The Cremaster Cycle
Feature Film | Matthew Barney By Mark RifkinCompelling and often indecipherable.
Art and architecture collide in myriad ways in Matthew Barney's five-part epic, The Cremaster Cycle, an experimental art film that some consider to be a masterpiece and others think is pretentious, self-indulgent drivel. Barney takes viewers on a seven-hour journey that is ostensibly about the rise and fall of the cremaster muscle, which ultimately determines a person's gender.
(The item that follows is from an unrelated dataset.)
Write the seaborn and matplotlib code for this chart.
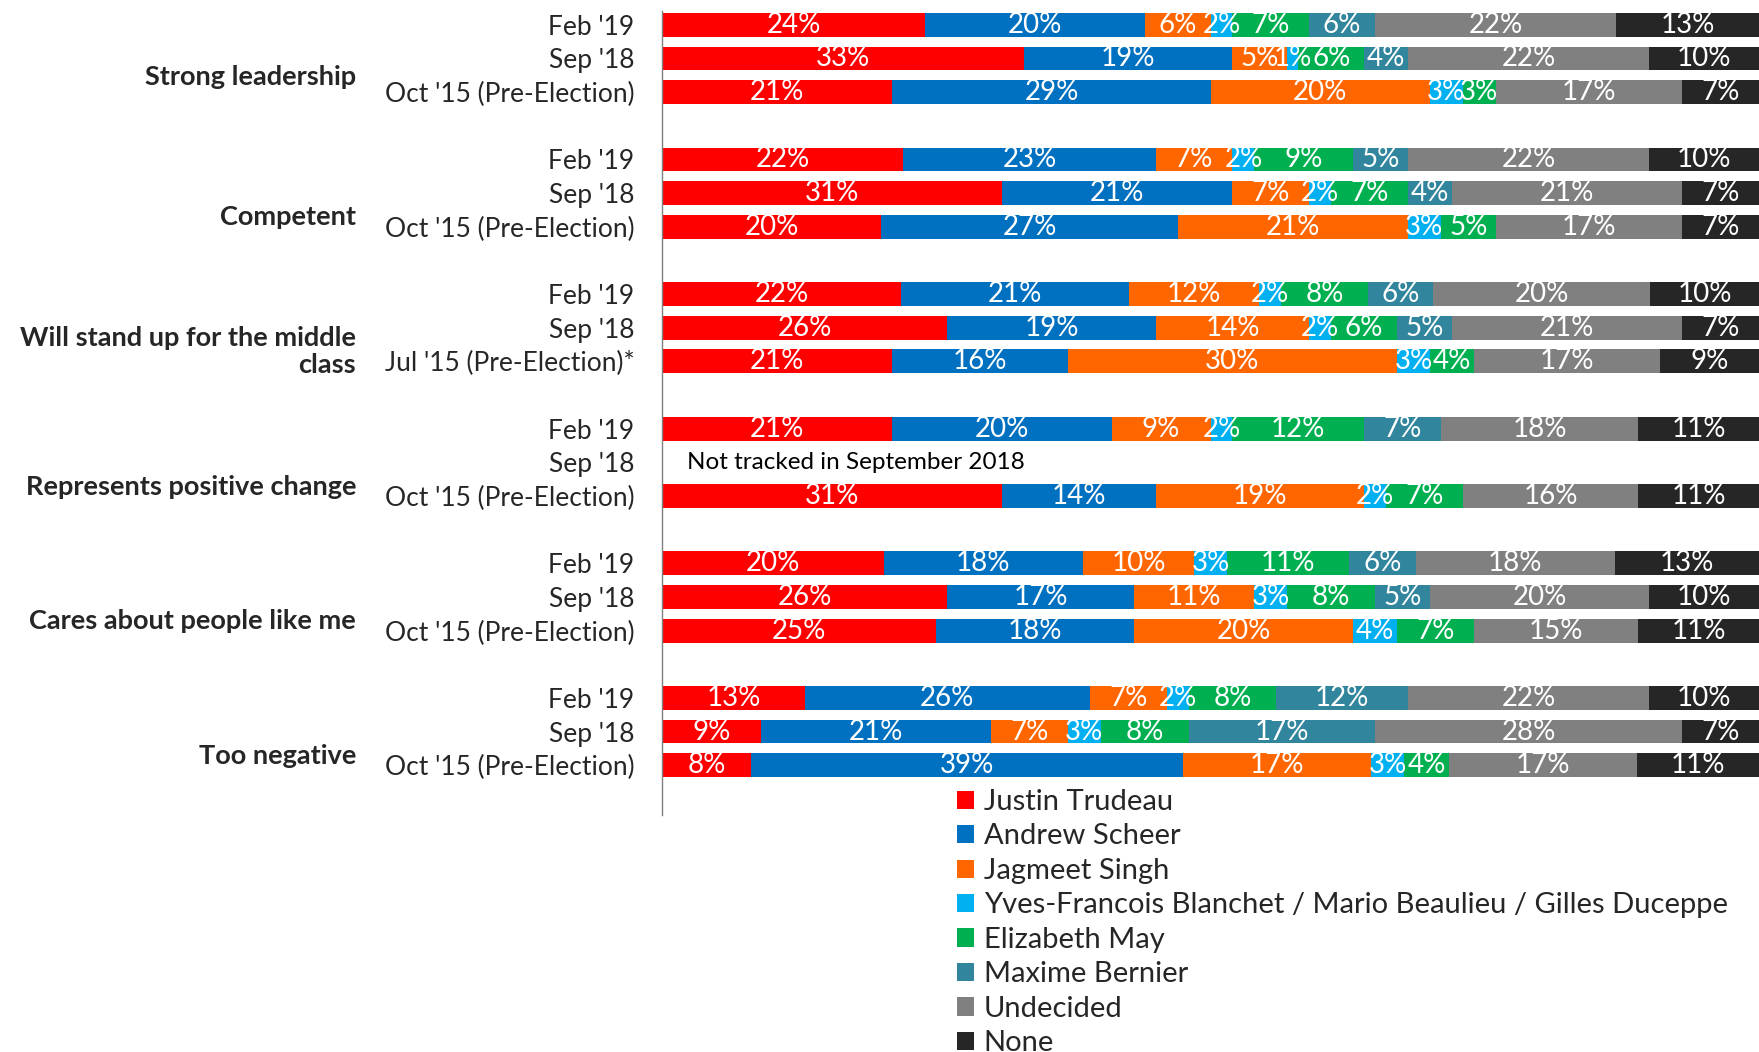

Symbolism abounds as Barney uses such objects as grapes, pearls, football goalposts, potatoes, the twisting Guggenheim Museum, the Chrysler Building, and even the Goodyear blimp to represent the testicles and the muscle itself, depicting races to convey the battle between the development of male and female secondary sexual characteristics in humans. The supremely nonlinear narrative, which is essentially impossible to follow, also involves serial killer Gary Gilmore, magician Harry Houdini, Freemason legend Hiram Abiff, and lots of Vaseline. Barney, who plays multiple roles himself, also cast such non-actors as sculptor Richard Serra, writer Norman Mailer, and athlete, model, and double amputee Aimee Mullins, in addition to Bond girl Ursula Andress, who stars as a Hungarian opera singer. The films feature bright colors, majestic sets, bizarre costumes, and virtually no dialogue at all, teasing the audience with mysterious, often indecipherable scenes that are still vibrant and compelling, designed like individual works of art, visual poems that challenge the viewer to stick it out no matter how confused they are by the events occurring on-screen. A one-of-a-kind cinematic experience, The Cremaster Cycle is a massive undertaking that Barney has vowed will never become available on DVD.